Watching a play about a son’s impending mental breakdown and his parents’ powerlessness to help him probably wasn’t the most ideal way to celebrate International Women’s Day (IWD). Plus my wife and I watched the afternoon matinee version on the 7th, and not today, the 8th of March. So the connection to IWD was even more remote.
Still, the play got me thinking more about men and how our roles as fathers and husbands in today’s world are still being perceived, viz-a-viz that of mothers and wives. As we all know, women continue to hold sway when it comes to matters in the home, where men are often deem clueless as to what’s really going on.

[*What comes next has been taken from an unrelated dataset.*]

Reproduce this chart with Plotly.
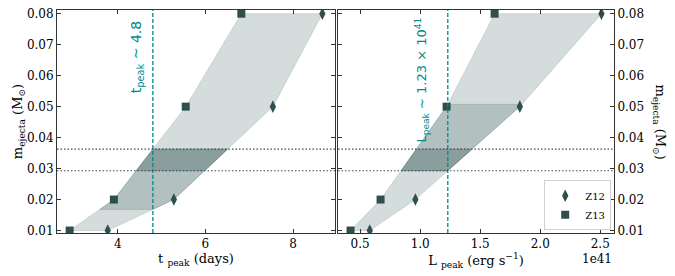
import numpy as np
import plotly.graph_objects as go

# ---- data ----
m_ejecta = [0.01, 0.02, 0.05, 0.08]
t_peak_Z12 = [3.77, 5.28, 7.54, 8.67]
t_peak_Z13 = [2.90, 3.91, 5.55, 6.82]
L_peak_Z12 = [0.58, 0.96, 1.83, 2.51]   # units of 1e41 erg/s
L_peak_Z13 = [0.42, 0.67, 1.22, 1.62]
t_obs = 4.8
L_obs = 1.23
series_names = ["Z12", "Z13"]

SLATE = "#2f4f4f"
TEAL = "#008b8b"
FONT = "DejaVu Serif"


def band_polygon(xl, xr, y, ylo=None, yhi=None):
    y = np.asarray(y, float)
    if ylo is None:
        ylo = y.min()
    if yhi is None:
        yhi = y.max()
    ys = [ylo] + [v for v in y if ylo < v < yhi] + [yhi]
    ys = np.array(ys)
    left = np.interp(ys, y, xl)
    right = np.interp(ys, y, xr)
    px = list(left) + list(right[::-1]) + [left[0]]
    py = list(ys) + list(ys[::-1]) + [ys[0]]
    return px, py


# limits from the observed values
y_t_lo = float(np.interp(t_obs, t_peak_Z12, m_ejecta))
y_t_hi = float(np.interp(t_obs, t_peak_Z13, m_ejecta))
y_L_lo = float(np.interp(L_obs, L_peak_Z12, m_ejecta))
y_L_hi = float(np.interp(L_obs, L_peak_Z13, m_ejecta))
y_both_lo = max(y_t_lo, y_L_lo)
y_both_hi = min(y_t_hi, y_L_hi)

fig = go.Figure()


def add_panel(xZ13, xZ12, ylo, yhi, xa, ya, showleg):
    layers = [
        (None, None, 0.2),
        (ylo, yhi, 0.2),
        (y_both_lo, y_both_hi, 0.3),
    ]
    for lo, hi, a in layers:
        px, py = band_polygon(xZ13, xZ12, m_ejecta, lo, hi)
        fig.add_trace(go.Scatter(
            x=px, y=py, mode="lines", fill="toself",
            fillcolor=f"rgba(47,79,79,{a})",
            line=dict(color=f"rgba(47,79,79,{a})", width=0.8),
            hoverinfo="skip", showlegend=False, xaxis=xa, yaxis=ya))
    fig.add_trace(go.Scatter(
        x=xZ12, y=m_ejecta, mode="markers", name=series_names[0],
        marker=dict(symbol="diamond-tall", size=9, color=SLATE),
        showlegend=showleg, xaxis=xa, yaxis=ya))
    fig.add_trace(go.Scatter(
        x=xZ13, y=m_ejecta, mode="markers", name=series_names[1],
        marker=dict(symbol="square", size=8, color=SLATE),
        showlegend=showleg, xaxis=xa, yaxis=ya))


add_panel(t_peak_Z13, t_peak_Z12, y_t_lo, y_t_hi, "x", "y", False)
add_panel(L_peak_Z13, L_peak_Z12, y_L_lo, y_L_hi, "x2", "y2", True)


def xrange_of(a, b):
    lo = min(min(a), min(b))
    hi = max(max(a), max(b))
    pad = 0.05 * (hi - lo)
    return [lo - pad, hi + pad]


yr = [0.0092, 0.0812]
ax_common = dict(
    showgrid=False, zeroline=False, showline=True, linecolor="#333",
    linewidth=1, ticks="inside", ticklen=4, tickcolor="#333",
    mirror="allticks",
    tickfont=dict(family=FONT, size=12, color="black"),
)
ytickvals = [0.01, 0.02, 0.03, 0.04, 0.05, 0.06, 0.07, 0.08]
yticktext = [f"{v:.2f}" for v in ytickvals]

fig.update_layout(
    width=675, height=276,
    margin=dict(l=57, r=61, t=7, b=43),
    paper_bgcolor="white", plot_bgcolor="white",
    font=dict(family=FONT, size=12, color="black"),
    xaxis=dict(domain=[0, 0.4991], range=xrange_of(t_peak_Z12, t_peak_Z13),
               tickvals=[4, 6, 8], anchor="y",
               title=dict(text="t <sub>peak</sub> (days)",
                          font=dict(family=FONT, size=13), standoff=2),
               **ax_common),
    xaxis2=dict(domain=[0.5045, 1], range=xrange_of(L_peak_Z12, L_peak_Z13),
                tickvals=[0.5, 1.0, 1.5, 2.0, 2.5], ticktext=["0.5", "1.0", "1.5", "2.0", "2.5"],
                anchor="y2",
                title=dict(text="L <sub>peak</sub> (erg s<sup>−1</sup>)",
                           font=dict(family=FONT, size=13), standoff=2),
                **ax_common),
    yaxis=dict(range=yr, anchor="x", tickvals=ytickvals, ticktext=yticktext,
               title=dict(text="m<sub>ejecta</sub> (M<sub>⊙</sub>)",
                          font=dict(family=FONT, size=13), standoff=1),
               **ax_common),
    yaxis2=dict(range=yr, anchor="x2", side="right", tickvals=ytickvals,
                ticktext=yticktext, **ax_common),
    legend=dict(x=0.995, y=0.012, xanchor="right", yanchor="bottom",
                bgcolor="white", bordercolor="#d0d0d0", borderwidth=1,
                font=dict(family=FONT, size=10), itemwidth=30,
                tracegroupgap=0),
    showlegend=True,
)

# vertical observed lines
fig.add_shape(type="line", xref="x", yref="y domain", x0=t_obs, x1=t_obs,
              y0=0, y1=1, line=dict(color=TEAL, width=1.3, dash="4px,2px"))
fig.add_shape(type="line", xref="x2", yref="y2 domain", x0=L_obs, x1=L_obs,
              y0=0, y1=1, line=dict(color=TEAL, width=1.3, dash="4px,2px"))
# horizontal dotted limits
for xr_, yr_ in [("x domain", "y"), ("x2 domain", "y2")]:
    for yv in (y_both_lo, y_both_hi):
        fig.add_shape(type="line", xref=xr_, yref=yr_, x0=0, x1=1, y0=yv, y1=yv,
                      line=dict(color=SLATE, width=1.1, dash="1.5px,2px"))

# rotated labels
fig.add_annotation(x=t_obs, y=0.0782, xref="x", yref="y", xshift=-16,
                   text="t<sub>peak</sub> ~ 4.8", textangle=-90, showarrow=False,
                   xanchor="center", yanchor="top",
                   font=dict(family="DejaVu Sans", size=14, color=TEAL))
fig.add_annotation(x=L_obs, y=0.0795, xref="x2", yref="y2", xshift=-26,
                   text="L<sub>peak</sub> ~ 1.23 × 10<sup>41</sup>", textangle=-90,
                   showarrow=False, xanchor="center", yanchor="top",
                   font=dict(family="DejaVu Sans", size=13, color=TEAL))
# right y-axis title
fig.add_annotation(x=1, y=0.5, xref="paper", yref="paper", xshift=45,
                   text="m<sub>ejecta</sub> (M<sub>⊙</sub>)", textangle=90,
                   showarrow=False, xanchor="center", yanchor="middle",
                   font=dict(family=FONT, size=13, color="black"))
# offset text
fig.add_annotation(x=1, y=0, xref="paper", yref="paper", yshift=-17,
                   text="1e41", showarrow=False, xanchor="right", yanchor="top",
                   font=dict(family=FONT, size=12, color="black"))

fig.write_html("out.html", config={"displayModeBar": False},
               post_script="document.body.style.margin='0';")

Which is something this play reinforced.
A local theatre company here (Pangdemonium Theatre) had put up a play originally created by an acclaimed French playwright Florian Zeller. The Times even called Zeller the most “exciting playwright of our time”. The play was called The Son, and this final instalment in a three-story trilogy took the bull by the horns, the bull in this case being mental illness. It’s not a pretty story and to some extent, the ending was more or less expected.
[Okay okay hold your horses; that last bit could hardly be considered a spoiler right? So please, don’t wag your finger at me!]
While I had no major quibbles about how the play ended, I did take exception to the plot. You see, within the first five to ten minutes of the play, we the audience learnt that the protagonist Pierre had left his first wife Anne and their son Nicholas (now 16 years old) some years ago, remarried a younger woman Sophia, and they recently gave birth to a son Sasha. We also figured out that Anne was having issues with Nicholas skipping school for months and being essentially ‘non-communicado’. The play opened with her coming over to Pierre and Sophia’s home to seek help to try and reach Nicholas, who refused to open up to her.
Pierre was pretty cavalier for most of the conversation and it soon became clear that he was basically clueless as to why his son was being so despondent, so non-communicative and withdrawn. And that’s where the plot fell apart for me.
I couldn’t help thinking how convenient. A story about mental illness befalling a teenager and the playwright decided to use what to me must surely be the easiest trick in the book! I mean c’mon, really? Man leaves wife and son. Man remarries. Son goes into depression and no one knows why, especially the man? For me, that just seems way too simple a plot line: making the man the simpleton. The stereotypical alpha male who’s too busy with his work (of course Pierre just HAD to be a typical successful corporate lawyer) to know what’s been going on in the lives of his family members.
As we celebrate International Women’s Day, and rightfully recognise once again the critical role of women in society, no one in their right mind could ever create a plot like this that shows up a mother or a wife as being as clueless as Pierre. I mean, for a woman to not know the destructive consequences experienced by children caught up in the middle of the maelstrom that is divorce? Impossible!
But us men? Sure of course. We men are traditionally the dim-witted ones. We are typically deemed to be too preoccupied with our male egos and careers to pay heed to the possible devastations our decisions can wreak on our families and loved ones. And because of this flaw in us men, it’s always the women who must then end up tidying the mess we leave behind.
In some sense, I can understand that. History, news and literature are replete with examples. And in some sense, I know that this is still all too common today, and women must continue to wrestle with the many idiotic men around them (hey thanks a lot bros!).
But as I watched this play, I just couldn’t help thinking that this plot choice was way too easy. And it detracted from how far more convoluted and complex this whole issue of mental illness in young people is or can actually be. I firmly believe that there are far more elusive, far more complicated reasons and causes for youngsters today falling into depression and helplessness than this play made it out to be. “The Son”s premise was far too easy, almost dismissive in its treatment of the subject at hand. It cheapened what’s really going on out here in the real world.
And that I object. This social issue deserved a better representation than what The Son gave us.
I’m just grateful that the seasoned thespians on stage yesterday (Pierre and Nicholas were a pair of real-life father and son!), held up well despite this blip. Otherwise I would have really rued spending 3 hours of my weekend on a day out with the wife – and without the kids!
One can only hope that people don’t walk out of that performance assuming that the causes for mental illness today in youngsters can be so easily traced to a single source – the ignorant father. If they do, I suggest they go read Linda Collin’s book “Loss Adjustment“. Now that memoir really made me sit up and take notice of this serious social ailment that’s invisible yet all around us, if only we would pay closer attention.
[Hmmm…maybe I’ll do a review of that book in a future post.]